Stated goal –
Quote word for word the lines below, beginning with the first and ending with the one that has "from matplotlib.transforms import". Drop the pictures.

Given material –
================================
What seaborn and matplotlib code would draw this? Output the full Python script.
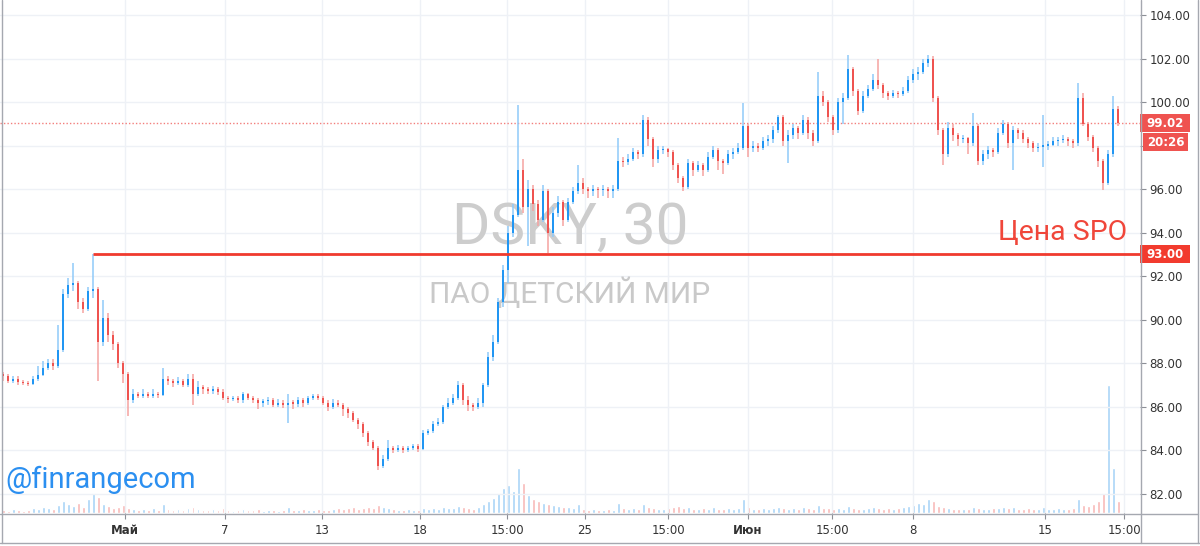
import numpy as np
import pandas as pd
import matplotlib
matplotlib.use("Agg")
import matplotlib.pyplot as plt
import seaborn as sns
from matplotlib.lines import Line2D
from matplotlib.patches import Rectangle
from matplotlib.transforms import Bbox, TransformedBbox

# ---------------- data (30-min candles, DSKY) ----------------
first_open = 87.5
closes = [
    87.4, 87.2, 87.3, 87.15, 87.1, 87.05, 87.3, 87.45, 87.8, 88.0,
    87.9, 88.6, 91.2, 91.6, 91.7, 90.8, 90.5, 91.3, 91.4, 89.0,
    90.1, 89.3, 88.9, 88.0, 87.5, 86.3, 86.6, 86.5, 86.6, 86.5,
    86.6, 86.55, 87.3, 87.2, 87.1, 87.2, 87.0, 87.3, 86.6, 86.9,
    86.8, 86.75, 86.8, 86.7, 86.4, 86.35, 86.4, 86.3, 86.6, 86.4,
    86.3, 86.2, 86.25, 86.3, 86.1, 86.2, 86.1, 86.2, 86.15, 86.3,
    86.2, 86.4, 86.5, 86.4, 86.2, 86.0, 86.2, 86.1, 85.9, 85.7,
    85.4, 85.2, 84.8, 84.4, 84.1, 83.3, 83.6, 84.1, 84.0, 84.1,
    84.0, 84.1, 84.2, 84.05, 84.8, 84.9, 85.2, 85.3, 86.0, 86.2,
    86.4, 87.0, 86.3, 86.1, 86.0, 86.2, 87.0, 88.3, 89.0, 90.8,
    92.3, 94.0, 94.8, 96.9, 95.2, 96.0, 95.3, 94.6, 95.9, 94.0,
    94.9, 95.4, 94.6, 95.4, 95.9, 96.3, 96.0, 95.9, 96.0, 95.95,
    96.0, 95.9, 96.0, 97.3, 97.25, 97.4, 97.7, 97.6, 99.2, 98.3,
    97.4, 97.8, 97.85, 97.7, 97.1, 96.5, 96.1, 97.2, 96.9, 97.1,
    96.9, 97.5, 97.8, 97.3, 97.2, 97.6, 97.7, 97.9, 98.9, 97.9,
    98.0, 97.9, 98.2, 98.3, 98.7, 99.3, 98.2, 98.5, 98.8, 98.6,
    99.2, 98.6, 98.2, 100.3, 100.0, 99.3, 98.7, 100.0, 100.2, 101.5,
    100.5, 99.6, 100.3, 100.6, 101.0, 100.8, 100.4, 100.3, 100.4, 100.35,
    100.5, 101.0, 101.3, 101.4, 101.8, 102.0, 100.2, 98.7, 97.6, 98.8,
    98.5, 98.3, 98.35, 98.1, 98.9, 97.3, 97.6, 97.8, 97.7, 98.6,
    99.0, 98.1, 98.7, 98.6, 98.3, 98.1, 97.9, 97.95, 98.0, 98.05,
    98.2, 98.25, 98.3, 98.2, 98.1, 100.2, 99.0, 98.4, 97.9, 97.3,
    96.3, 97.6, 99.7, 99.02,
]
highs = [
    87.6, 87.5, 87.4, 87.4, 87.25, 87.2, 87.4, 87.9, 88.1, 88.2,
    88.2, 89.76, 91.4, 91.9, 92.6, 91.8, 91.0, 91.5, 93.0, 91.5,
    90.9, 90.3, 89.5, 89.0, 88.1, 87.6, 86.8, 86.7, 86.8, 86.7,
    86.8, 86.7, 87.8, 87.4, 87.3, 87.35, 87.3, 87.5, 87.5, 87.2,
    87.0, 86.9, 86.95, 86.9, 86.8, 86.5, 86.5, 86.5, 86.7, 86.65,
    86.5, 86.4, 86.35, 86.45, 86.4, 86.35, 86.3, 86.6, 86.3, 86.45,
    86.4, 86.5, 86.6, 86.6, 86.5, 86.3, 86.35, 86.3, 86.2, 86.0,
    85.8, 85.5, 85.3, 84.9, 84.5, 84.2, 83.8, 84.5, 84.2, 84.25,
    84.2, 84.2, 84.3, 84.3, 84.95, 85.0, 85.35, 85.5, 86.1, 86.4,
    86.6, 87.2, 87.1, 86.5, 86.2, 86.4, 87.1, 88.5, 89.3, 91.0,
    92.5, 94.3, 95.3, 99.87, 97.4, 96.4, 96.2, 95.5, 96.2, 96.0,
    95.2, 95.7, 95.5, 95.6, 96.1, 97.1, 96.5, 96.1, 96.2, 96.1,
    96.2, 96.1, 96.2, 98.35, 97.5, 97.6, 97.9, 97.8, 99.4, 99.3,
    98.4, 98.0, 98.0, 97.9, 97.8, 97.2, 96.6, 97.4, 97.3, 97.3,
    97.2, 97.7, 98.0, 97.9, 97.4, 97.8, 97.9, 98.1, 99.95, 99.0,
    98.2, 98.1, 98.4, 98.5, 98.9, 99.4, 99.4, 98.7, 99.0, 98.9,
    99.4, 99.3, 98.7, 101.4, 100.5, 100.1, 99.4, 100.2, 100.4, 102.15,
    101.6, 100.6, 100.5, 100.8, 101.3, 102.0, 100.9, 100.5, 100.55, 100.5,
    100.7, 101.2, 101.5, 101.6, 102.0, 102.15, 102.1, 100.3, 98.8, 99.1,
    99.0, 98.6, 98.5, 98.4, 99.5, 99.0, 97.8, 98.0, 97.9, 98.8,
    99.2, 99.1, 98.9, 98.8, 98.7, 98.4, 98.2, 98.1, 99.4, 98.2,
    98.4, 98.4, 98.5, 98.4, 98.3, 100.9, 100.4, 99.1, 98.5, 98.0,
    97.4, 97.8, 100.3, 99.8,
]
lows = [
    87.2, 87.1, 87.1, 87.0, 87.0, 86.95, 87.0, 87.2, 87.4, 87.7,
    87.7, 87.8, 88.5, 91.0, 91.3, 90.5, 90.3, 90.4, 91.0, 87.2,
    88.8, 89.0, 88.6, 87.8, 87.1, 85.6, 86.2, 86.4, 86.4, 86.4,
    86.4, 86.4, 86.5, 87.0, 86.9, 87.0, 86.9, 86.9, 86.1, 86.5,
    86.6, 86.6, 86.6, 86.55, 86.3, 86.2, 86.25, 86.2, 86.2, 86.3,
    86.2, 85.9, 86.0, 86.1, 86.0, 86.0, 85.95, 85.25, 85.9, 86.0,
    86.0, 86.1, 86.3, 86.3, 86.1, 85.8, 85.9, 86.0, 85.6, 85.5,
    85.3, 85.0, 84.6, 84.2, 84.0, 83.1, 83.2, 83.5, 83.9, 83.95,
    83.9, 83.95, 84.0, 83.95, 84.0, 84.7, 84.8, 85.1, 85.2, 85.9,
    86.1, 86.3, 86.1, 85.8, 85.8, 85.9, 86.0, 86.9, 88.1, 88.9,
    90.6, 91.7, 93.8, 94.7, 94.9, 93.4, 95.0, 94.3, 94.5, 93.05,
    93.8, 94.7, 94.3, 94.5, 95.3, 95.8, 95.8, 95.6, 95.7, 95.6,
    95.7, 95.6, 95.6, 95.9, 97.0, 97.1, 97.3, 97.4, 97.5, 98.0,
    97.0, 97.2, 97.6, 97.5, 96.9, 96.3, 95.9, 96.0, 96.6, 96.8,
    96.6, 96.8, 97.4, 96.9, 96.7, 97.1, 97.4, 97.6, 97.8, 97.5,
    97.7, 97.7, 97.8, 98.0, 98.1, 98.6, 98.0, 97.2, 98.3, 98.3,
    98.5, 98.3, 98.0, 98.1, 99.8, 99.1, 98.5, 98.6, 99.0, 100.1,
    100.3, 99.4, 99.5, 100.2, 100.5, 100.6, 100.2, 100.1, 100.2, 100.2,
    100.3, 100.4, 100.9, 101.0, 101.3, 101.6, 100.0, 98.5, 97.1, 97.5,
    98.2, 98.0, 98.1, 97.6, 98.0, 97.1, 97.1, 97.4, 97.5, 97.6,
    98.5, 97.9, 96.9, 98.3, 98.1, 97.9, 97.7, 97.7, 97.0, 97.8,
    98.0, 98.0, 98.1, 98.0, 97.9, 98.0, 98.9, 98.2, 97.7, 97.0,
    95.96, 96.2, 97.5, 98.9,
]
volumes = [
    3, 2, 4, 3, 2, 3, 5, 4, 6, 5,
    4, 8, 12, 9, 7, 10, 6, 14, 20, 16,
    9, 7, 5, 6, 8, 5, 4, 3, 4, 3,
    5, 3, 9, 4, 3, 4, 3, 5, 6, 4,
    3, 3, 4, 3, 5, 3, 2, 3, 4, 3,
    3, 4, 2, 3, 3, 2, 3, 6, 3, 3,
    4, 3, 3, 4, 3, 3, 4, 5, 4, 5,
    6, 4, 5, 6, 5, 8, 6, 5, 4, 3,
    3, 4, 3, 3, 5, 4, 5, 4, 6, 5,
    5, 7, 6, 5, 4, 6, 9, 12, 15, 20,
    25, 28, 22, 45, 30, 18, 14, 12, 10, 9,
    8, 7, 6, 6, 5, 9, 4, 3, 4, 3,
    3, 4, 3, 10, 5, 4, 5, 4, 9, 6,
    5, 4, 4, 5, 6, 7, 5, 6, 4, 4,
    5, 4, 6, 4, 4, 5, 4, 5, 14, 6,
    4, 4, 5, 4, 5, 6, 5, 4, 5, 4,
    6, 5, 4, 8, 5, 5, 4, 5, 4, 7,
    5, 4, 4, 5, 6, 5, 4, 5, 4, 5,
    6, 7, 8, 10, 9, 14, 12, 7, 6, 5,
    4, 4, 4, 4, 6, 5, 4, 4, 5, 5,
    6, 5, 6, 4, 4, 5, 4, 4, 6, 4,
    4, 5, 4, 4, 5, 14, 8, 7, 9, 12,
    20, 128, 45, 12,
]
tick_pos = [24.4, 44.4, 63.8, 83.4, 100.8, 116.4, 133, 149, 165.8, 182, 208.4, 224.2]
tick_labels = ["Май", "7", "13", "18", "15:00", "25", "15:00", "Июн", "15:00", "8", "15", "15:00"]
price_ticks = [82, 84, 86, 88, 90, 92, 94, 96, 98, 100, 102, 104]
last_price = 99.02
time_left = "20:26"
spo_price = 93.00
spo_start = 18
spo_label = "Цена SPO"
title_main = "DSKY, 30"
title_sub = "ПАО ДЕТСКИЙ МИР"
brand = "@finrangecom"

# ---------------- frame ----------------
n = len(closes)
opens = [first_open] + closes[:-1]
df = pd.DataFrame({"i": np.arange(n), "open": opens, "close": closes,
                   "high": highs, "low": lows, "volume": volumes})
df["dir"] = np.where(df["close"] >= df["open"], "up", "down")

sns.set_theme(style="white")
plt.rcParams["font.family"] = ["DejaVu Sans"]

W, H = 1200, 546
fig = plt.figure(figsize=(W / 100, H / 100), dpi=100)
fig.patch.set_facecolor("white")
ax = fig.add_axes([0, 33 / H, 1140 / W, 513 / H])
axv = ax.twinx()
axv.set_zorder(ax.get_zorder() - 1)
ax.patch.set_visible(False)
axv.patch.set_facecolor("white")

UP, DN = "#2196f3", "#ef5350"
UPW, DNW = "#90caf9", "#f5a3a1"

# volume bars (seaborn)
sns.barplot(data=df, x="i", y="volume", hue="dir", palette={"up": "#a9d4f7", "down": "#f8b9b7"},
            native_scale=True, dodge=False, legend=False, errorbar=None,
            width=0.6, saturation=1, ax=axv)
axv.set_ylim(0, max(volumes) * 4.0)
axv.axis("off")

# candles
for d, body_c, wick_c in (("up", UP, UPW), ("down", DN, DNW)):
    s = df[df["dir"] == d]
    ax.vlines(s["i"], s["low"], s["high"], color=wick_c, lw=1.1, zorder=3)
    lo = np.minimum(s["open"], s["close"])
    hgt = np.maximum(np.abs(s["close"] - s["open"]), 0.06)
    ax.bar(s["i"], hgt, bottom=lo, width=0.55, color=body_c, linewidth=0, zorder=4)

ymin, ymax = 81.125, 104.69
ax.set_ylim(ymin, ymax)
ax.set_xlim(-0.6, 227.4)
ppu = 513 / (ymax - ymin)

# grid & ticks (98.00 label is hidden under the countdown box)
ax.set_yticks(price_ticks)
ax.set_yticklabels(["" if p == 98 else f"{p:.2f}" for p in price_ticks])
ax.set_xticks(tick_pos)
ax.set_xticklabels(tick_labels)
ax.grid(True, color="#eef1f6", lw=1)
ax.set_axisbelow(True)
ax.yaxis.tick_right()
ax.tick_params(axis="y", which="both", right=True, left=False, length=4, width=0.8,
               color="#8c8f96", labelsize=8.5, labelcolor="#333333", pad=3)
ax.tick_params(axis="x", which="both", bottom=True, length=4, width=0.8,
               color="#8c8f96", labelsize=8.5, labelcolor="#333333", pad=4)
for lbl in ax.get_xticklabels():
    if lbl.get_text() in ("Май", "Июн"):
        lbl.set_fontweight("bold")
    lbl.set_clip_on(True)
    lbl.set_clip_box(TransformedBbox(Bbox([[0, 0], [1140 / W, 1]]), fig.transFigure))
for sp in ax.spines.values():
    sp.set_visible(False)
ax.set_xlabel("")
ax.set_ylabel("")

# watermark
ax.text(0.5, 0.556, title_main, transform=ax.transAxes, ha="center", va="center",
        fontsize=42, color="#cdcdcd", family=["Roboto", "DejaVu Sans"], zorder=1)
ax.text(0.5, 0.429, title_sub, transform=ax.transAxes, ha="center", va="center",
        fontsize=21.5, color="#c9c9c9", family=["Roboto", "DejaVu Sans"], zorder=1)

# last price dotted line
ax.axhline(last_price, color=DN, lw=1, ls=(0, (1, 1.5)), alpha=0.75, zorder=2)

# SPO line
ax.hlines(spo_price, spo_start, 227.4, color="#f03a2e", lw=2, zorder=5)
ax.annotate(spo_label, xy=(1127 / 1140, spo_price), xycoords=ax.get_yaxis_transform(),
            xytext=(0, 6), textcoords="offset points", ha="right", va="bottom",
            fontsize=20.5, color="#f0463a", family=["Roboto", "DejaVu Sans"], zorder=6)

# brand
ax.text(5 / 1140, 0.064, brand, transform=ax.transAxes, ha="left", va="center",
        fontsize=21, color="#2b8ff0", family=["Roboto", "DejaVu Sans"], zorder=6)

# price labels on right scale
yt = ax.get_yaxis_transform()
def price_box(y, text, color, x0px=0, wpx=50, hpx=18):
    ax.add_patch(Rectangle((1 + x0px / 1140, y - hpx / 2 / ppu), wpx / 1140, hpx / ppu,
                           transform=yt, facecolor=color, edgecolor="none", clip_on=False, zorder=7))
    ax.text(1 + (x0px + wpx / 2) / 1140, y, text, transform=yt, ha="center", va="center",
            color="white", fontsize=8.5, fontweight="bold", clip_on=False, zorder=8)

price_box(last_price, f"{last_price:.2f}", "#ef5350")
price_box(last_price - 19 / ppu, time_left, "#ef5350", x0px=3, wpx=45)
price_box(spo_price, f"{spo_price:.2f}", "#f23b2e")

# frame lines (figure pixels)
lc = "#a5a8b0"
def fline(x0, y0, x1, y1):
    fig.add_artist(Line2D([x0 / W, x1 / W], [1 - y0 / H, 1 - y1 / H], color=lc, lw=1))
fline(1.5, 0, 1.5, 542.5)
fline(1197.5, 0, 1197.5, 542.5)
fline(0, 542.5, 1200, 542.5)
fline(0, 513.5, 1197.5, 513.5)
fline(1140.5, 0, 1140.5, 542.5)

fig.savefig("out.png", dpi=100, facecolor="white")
================================
The output –
What seaborn and matplotlib code would draw this? Output the full Python script.
import numpy as np
import pandas as pd
import matplotlib
matplotlib.use("Agg")
import matplotlib.pyplot as plt
import seaborn as sns
from matplotlib.lines import Line2D
from matplotlib.patches import Rectangle
from matplotlib.transforms import Bbox, TransformedBbox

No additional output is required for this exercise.